George Salivaris (left) owner of the Wandering Greek Oven in Castlegar has joined the Bring Your Own To Go Box initiative. Natalie Hanke (right) stands beside him with a container she brought from home. Photo submitted

Castlegar woman aiming to get rid of take-out containers

The Bring Your Own to Go Box movement is gaining momentum.

Natalie Hanke is on a mission to reduce waste and increase personal accountability — one take-out container at a time.

The Castlegar resident has started a campaign to encourage people to bring containers from home with them whenever they go out to eat so they can package their leftovers in a more environmentally friendly way.

“Bring Your Own To-Go Box is about consumers understanding the power behind the small choices they make every day,” says Hanke.

Hanke has been visiting restaurants around the West Kootenay and beyond in recent weeks trying to get owners and managers on board and asking them to display a sticker saying they support customers bringing their own to-go boxes.

She has received a mostly positive response as people see that it is one more thing they can do to be environmentally responsible.

“As consumers we need to take responsibility for ourselves and end the era of entitlement,” she says.

Hanke says she hopes the movement follows on the heels of other similar successful movements.

“No one thought people would start bringing cloth bags to grocery stores, no one thought people would bring their own mugs to the coffee shop — but people have.

“It is not just about raising awareness — it is a cultural shift that I want to instill in people.”

Hanke likes to point out that many to-go containers are not recyclable, and even biodegradable containers cost energy to produce and have associated shipping emissions.

Hanke prefers to take an in-person approach to promote her ideas and has been known to just turn around while waiting in line and give her pitch to anyone who will listen.

She has not created a webpage or social media accounts to spread the word, but rather prefers supporters share the message themselves.

“If someone supports the idea of BYOTGB, I encourage them to take a picture of the sticker. Share it on their social media, but make it personal,” explained Hanke.

She wants people to take ownership of their actions and believes personal contact is more effective in spreading the message than generic posts that people can give a thumbs up to and then think they have done their duty for the environment.
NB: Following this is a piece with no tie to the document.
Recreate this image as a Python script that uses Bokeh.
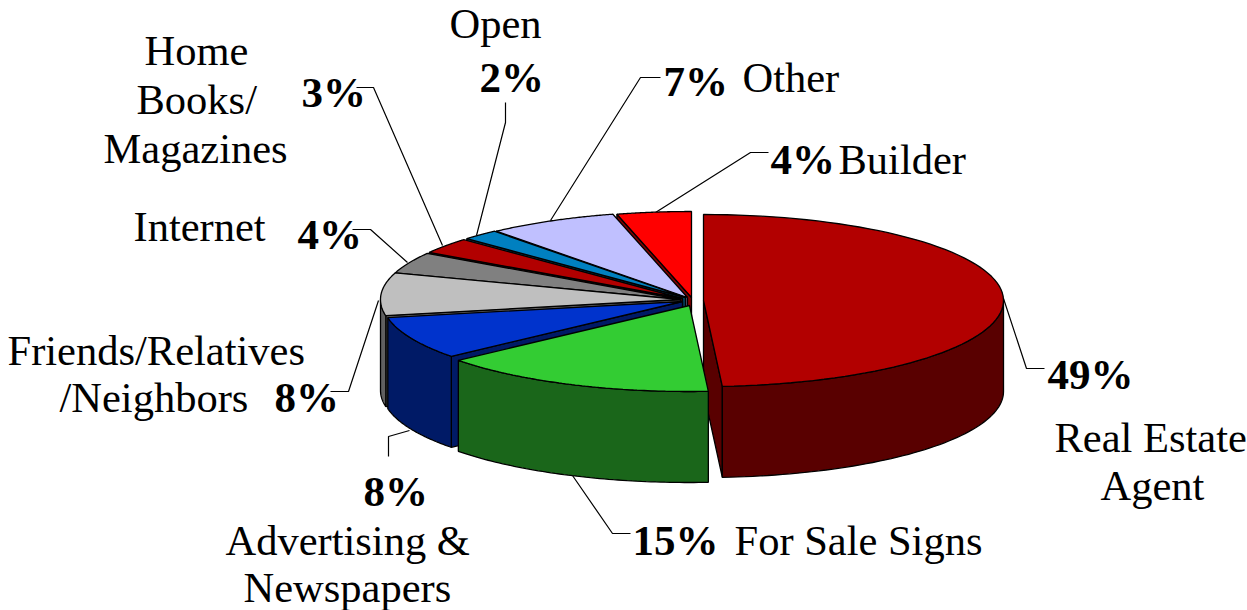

“Change is not happening quickly enough through government and industry,” said Hanke. “Consumers need to take responsibility for their buying power.”

The movement is not without its challenges. Changing people’s minds about the propriety around bringing in your own container, especially at fine dining establishments, is among them.

“I am trying to break any stigma around bringing your own container. My vision is for it to be commonplace,” explained Hanke.

Some restaurateurs fear potential liability if someone were to get sick after using their own container, so the area surrounding this new aspect of legal responsibility is another challenge.

But Hanke has done her research and spoken to Interior Health on the matter.

Hanke says she was told by Interior Health’s environmental public health division that restaurants are not liable for what patrons choose to take their leftovers home in.

She has also discovered that B.C.’s Ministry of Health has just drafted a new policy for restaurants to take the idea one step further and actually use customer’s own containers for take-out orders if the restaurant updates their food safe plan.

Hanke is finding support outside of restaurants as well. The Castlegar and District Public Library will be putting up a display on Nov. 13 featuring eco-conscious books and examples of current to-go boxes and the alternatives that would support the Bring Your Own To-Go Box movement.